■ REQUIRED TASK ■
List all lines of the data that include the string "this".

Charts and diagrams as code
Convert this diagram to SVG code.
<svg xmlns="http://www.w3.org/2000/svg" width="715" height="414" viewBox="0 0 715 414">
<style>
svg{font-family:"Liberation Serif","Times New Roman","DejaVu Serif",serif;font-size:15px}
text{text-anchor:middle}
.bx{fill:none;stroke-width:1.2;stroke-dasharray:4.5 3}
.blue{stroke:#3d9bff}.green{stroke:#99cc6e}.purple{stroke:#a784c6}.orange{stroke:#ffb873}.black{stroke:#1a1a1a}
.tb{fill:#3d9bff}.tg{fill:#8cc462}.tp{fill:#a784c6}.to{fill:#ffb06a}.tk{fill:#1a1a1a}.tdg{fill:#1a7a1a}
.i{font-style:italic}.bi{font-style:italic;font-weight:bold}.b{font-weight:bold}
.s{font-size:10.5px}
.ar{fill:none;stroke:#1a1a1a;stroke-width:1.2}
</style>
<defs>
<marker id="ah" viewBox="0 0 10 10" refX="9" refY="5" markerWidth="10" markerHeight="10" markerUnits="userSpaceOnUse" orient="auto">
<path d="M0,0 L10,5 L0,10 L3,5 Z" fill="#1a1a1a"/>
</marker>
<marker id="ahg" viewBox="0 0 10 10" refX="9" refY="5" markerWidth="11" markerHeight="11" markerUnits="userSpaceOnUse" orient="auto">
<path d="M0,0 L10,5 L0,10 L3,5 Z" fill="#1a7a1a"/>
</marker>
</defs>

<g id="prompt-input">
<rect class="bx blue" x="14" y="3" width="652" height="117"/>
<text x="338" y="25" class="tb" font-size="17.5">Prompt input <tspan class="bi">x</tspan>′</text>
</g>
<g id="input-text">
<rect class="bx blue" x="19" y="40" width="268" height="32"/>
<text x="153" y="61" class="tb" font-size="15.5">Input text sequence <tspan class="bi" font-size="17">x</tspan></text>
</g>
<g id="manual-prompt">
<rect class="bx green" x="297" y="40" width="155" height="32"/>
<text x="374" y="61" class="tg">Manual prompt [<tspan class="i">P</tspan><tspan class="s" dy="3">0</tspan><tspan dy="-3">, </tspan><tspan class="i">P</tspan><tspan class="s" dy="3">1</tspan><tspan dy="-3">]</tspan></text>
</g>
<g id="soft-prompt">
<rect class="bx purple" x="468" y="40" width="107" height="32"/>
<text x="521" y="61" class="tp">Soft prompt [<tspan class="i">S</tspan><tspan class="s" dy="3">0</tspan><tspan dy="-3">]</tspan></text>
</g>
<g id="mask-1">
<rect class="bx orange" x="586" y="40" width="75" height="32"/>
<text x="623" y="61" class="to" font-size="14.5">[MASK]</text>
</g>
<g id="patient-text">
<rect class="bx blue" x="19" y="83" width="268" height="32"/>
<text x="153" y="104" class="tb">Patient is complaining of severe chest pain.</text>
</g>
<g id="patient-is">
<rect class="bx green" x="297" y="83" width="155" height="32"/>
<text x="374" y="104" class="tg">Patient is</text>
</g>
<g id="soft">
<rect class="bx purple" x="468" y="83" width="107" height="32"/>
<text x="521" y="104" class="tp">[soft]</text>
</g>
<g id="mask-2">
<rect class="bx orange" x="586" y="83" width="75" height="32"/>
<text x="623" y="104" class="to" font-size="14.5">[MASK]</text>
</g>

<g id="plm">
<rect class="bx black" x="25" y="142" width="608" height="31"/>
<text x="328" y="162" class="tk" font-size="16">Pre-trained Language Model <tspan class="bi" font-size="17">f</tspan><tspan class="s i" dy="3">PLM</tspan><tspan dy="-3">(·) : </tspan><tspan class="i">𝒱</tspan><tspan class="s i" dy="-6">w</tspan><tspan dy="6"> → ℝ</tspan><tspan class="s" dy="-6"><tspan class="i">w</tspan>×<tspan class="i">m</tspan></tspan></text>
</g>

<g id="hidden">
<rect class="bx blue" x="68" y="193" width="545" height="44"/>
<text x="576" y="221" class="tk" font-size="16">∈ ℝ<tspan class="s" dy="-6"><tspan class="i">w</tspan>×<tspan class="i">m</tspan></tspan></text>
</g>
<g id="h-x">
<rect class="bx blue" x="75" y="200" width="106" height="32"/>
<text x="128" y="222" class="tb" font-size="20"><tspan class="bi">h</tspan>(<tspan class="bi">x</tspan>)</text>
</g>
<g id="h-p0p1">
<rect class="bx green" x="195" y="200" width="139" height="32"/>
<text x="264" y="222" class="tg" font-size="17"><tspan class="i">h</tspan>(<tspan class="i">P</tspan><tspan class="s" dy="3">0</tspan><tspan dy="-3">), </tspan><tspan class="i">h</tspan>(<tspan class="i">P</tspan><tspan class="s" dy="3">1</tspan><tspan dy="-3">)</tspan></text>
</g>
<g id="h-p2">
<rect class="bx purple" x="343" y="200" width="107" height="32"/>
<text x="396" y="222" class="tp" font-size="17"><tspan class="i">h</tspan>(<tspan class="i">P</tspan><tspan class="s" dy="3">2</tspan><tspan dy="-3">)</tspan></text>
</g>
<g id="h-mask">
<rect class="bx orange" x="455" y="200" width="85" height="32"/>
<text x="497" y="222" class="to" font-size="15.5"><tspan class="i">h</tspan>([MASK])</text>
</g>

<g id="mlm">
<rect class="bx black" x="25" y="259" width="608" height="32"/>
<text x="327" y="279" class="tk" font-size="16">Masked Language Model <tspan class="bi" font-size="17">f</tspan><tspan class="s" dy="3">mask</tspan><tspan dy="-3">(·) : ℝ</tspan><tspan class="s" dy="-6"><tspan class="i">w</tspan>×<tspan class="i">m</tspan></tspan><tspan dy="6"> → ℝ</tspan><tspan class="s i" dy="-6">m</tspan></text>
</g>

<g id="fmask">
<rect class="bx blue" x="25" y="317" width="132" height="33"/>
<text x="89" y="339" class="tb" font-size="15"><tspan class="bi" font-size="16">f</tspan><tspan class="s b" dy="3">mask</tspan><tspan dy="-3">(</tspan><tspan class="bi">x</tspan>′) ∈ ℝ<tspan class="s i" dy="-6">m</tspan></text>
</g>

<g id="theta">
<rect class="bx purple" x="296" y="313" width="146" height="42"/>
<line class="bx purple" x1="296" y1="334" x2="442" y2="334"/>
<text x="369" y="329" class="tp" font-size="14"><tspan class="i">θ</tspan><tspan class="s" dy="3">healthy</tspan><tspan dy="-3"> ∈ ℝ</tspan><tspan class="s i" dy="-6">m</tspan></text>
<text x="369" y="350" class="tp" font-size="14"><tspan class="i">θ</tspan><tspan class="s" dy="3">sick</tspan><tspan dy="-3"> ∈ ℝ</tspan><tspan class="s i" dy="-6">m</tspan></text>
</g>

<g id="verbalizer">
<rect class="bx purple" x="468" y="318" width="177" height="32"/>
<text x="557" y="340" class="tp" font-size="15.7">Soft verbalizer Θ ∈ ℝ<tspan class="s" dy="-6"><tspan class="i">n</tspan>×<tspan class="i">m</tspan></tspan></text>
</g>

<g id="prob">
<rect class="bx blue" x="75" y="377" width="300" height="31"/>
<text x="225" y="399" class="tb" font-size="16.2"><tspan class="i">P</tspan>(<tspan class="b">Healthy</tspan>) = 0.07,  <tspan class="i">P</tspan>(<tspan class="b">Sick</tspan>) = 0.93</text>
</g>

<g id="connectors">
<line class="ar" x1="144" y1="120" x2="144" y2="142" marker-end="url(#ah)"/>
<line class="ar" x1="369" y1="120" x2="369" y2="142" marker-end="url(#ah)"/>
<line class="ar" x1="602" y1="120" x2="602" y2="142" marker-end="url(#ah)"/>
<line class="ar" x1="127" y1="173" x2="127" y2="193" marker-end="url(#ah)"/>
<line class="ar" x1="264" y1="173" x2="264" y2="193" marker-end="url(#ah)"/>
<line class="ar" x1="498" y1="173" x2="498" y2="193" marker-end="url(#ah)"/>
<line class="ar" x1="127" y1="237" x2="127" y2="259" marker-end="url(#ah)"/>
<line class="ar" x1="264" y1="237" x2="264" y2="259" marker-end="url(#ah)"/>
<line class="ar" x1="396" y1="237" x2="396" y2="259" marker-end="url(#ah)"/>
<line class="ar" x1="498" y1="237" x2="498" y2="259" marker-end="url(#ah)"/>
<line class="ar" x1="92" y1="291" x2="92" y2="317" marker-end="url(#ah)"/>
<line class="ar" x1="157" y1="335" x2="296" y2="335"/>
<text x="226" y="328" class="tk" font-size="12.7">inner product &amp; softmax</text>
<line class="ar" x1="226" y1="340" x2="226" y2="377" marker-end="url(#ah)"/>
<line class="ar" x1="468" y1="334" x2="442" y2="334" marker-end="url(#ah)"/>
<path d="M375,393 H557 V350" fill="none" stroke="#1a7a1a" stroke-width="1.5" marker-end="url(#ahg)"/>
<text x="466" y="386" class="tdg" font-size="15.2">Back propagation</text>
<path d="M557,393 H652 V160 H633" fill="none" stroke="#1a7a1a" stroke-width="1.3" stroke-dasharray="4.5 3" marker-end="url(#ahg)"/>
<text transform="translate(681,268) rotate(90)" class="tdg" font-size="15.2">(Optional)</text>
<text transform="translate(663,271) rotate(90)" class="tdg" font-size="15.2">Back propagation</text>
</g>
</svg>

* * *

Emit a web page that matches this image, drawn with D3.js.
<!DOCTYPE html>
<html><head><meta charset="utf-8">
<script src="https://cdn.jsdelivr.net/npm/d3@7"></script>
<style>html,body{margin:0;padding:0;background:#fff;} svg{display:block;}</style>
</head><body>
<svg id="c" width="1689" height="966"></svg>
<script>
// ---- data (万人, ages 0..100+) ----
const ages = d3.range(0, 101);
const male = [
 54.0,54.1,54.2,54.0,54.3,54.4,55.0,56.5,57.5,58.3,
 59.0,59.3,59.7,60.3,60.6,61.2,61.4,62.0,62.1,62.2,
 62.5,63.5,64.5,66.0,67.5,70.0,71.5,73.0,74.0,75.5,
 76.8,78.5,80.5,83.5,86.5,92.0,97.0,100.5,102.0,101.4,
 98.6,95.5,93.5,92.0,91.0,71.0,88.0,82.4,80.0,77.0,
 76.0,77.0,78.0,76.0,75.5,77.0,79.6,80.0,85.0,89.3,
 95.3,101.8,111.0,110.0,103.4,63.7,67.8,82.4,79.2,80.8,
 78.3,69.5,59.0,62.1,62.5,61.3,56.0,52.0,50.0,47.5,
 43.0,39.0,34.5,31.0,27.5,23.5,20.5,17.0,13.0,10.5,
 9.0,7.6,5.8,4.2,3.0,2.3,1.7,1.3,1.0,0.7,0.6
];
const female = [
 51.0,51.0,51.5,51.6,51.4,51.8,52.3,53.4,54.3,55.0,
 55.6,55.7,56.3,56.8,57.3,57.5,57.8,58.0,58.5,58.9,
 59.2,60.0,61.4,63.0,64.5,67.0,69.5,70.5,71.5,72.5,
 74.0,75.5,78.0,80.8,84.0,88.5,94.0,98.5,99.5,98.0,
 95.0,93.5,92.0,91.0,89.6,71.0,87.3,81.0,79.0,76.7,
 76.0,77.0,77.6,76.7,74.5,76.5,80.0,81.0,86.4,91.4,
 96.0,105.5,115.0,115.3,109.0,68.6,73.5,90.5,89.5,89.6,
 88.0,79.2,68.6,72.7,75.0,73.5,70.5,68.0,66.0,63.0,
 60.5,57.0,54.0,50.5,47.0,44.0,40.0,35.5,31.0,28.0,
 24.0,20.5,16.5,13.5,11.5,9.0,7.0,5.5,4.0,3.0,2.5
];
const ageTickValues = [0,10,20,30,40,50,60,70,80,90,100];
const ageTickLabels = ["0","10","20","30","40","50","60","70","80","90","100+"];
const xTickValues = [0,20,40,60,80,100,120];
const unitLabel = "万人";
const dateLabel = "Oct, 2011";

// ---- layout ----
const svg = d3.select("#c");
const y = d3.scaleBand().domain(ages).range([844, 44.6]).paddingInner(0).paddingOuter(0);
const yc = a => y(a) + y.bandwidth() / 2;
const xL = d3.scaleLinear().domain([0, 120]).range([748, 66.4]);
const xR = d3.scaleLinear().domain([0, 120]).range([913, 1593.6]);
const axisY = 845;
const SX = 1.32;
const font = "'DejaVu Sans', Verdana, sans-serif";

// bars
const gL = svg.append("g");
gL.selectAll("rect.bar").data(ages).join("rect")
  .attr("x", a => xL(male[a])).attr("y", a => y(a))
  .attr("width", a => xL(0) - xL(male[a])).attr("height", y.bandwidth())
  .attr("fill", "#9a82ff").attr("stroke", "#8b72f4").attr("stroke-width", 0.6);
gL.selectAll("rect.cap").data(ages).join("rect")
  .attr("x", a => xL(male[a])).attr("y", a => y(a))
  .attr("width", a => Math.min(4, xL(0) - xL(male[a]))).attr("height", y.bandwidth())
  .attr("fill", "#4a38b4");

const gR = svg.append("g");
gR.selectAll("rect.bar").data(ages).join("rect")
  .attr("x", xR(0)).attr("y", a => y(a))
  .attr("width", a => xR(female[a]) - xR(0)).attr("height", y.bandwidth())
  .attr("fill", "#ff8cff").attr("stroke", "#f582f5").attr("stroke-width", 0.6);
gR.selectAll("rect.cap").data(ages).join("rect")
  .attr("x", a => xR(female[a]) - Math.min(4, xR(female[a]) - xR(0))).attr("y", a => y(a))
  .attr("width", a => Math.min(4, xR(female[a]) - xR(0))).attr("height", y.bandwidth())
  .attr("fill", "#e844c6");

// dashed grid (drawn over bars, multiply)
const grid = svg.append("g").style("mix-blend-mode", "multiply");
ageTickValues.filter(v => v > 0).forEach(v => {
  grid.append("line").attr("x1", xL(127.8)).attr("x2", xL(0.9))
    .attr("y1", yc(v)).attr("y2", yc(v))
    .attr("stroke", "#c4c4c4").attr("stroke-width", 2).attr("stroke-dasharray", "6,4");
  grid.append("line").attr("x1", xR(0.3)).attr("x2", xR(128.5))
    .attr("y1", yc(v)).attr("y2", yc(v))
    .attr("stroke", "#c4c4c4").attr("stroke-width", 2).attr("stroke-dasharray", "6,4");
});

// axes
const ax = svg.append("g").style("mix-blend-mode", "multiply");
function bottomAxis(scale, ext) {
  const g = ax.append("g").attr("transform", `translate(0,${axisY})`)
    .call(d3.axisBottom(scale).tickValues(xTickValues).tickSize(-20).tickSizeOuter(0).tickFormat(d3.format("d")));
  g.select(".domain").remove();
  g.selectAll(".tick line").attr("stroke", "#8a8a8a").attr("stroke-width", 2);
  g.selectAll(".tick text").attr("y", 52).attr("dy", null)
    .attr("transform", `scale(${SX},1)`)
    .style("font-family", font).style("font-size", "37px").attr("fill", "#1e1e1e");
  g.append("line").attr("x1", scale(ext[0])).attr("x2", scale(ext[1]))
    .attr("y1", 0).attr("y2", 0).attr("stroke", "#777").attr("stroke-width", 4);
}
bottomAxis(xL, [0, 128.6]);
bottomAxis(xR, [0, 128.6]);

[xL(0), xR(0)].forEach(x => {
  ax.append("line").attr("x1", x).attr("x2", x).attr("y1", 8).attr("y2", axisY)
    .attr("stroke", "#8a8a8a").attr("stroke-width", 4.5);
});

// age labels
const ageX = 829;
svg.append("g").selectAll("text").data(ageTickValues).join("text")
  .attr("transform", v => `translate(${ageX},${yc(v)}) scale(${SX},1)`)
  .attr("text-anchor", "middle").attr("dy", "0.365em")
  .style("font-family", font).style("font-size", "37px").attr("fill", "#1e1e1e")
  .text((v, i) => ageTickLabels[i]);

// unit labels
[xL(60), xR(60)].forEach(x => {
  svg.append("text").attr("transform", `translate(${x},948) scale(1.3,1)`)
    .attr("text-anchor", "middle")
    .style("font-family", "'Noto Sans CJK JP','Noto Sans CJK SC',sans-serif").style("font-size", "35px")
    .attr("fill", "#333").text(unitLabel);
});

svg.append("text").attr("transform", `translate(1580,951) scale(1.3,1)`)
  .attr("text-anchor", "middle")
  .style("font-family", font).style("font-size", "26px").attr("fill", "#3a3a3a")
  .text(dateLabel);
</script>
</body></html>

■ WRITTEN RESPONSE ■
Convert this diagram to SVG code.
Emit a web page that matches this image, drawn with D3.js.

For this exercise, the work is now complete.